I recently started trying out some noSQL prototypes for a customer. They got a real-time application which does lots of inserts, but less reads(Currently they are using MySql and would like to try out some noSQL solutions)
Over the weekend I tried Cassandra 2.0, MongoDB 2.4.9 and Redis to be compared to a normal Mysql 5.5 DB. All are running in my Windows i3 core 2.30 Ghz/8GB RAM laptop, so no high-end fancy machines.
The table structure is a simple one as below. Though it's the MySql DESC, Cassandra has the same structure, and in MongoDb it's stored as a JSON/BSON but got the same structure and indexes. It has got two indexes (oneway_id & twoway_id) for all the three db's.
Structure (For all four db's)
+--------------+---------------------+
| Field | Type |
+--------------+---------------------+
| tmstamp | bigint(20) unsigned |
| field_1 | bigint(20) unsigned |
| field_2 | varchar(64) |
| field_3 | varchar(64) |
| field_4 | tinyint(3) unsigned |
| field_5 | bigint(20) unsigned |
| field_6 | varchar(25) |
| field_7 | varchar(15) |
| field_8 | varchar(15) |
| field_9 | varchar(15) |
+--------------+---------------------+
DB/Environment details
- MySql 5.6(64 bit) with mysql java connector 5.1.28
- Apache Cassandra 2.0 with datastax 2.0 Java drivers
- MongoDB 2.4.6 with mongo Java driver 2.12.0
- Redis 2.8.17 running on a linux machine
- Oracle Java 1.6(64 bit)
- Microsoft Windows 7(64 bit)
- Intel i3 core 2.30 Ghz processor
- 8GB RAM
Created a simple java test cases and these are the results I got (Though not consistently the same numbers but latencies are pretty much the same way):
100,000 Records
- MySql 1000,000 - 46 secs
- Cassandra - 54 secs
- MongoDb - 2 secs
500,000 Records
- MySql 1000,000 - 142 secs
- Cassandra - 299 secs
- MongoDb - 41 secs
1,000,000 Records
- MySql 1000,000 - 349 secs
- Cassandra - 699 secs
- MongoDb - 51 secs
- Redis - 34 secs
My question is why does Cassandra takes this long for such a small and simple table inserts?
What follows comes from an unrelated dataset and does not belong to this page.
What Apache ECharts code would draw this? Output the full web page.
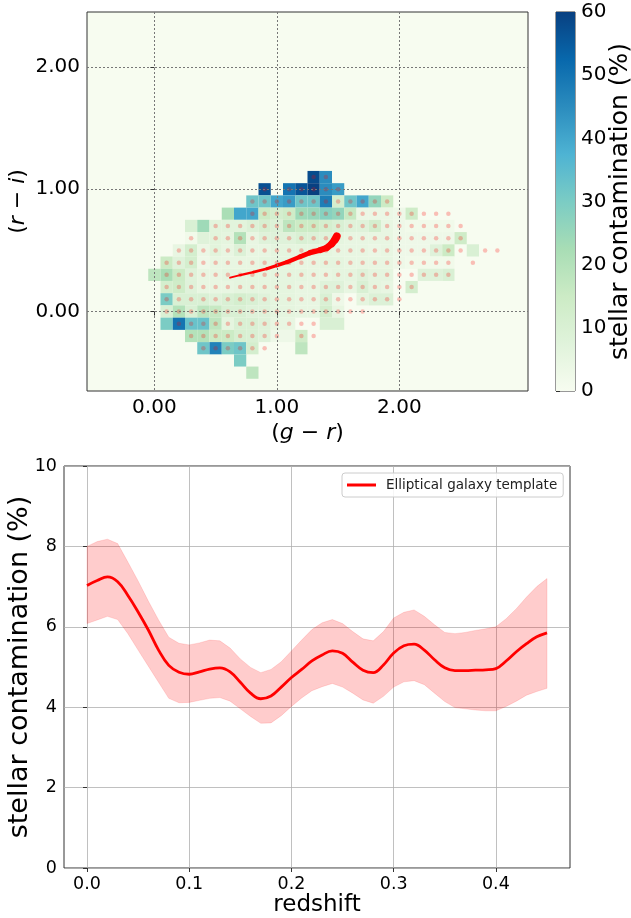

In Cassandra I tried both inline looped sql inserts & Batch inserts. The funny thing is batch inserts took more time. The document I followed for batch inserts is:
http://www.datastax.com/dev/blog/client-side-improvements-in-cassandra-2-0
I don't want to use asyncExecute, because it doesn't gives me the exact insert time.
Batch insert which I used is something like this(Which takes ages more than normal insert)
PreparedStatement ps = session.prepare("INSERT INTO some_table (val_1, val_2, val_3, val_4) VALUES (?, ?, ?, ?)");
BatchStatement batch = new BatchStatement();
//for loop start
batch.add(ps.bind(uid, mid1, title1, body1));
//for loop end
session.execute(batch);
inline loop I used insert is something like this
String sqlInsert = "INSERT INTO some_table (val_1, val_2, val_3, val_4) VALUES (";
// for loop start
sqlInsert += uid+", "+", "+mid1+", "+title1+", "+body1+")";
session.execute(sqlInsert);
// for loop end
Now why is Cassandara slower than mysql and more important - why is MongoDB much much faster than Cassandra? I seriously wish I am doing something wrong?
Is there a way I can insert JSON/BSON objects directly to Cassandra like MongoDB does? I guess that might make it fast? Can some experts please help me on this? If there are no answers I'll conclude that MongoDB is better than Cassandra!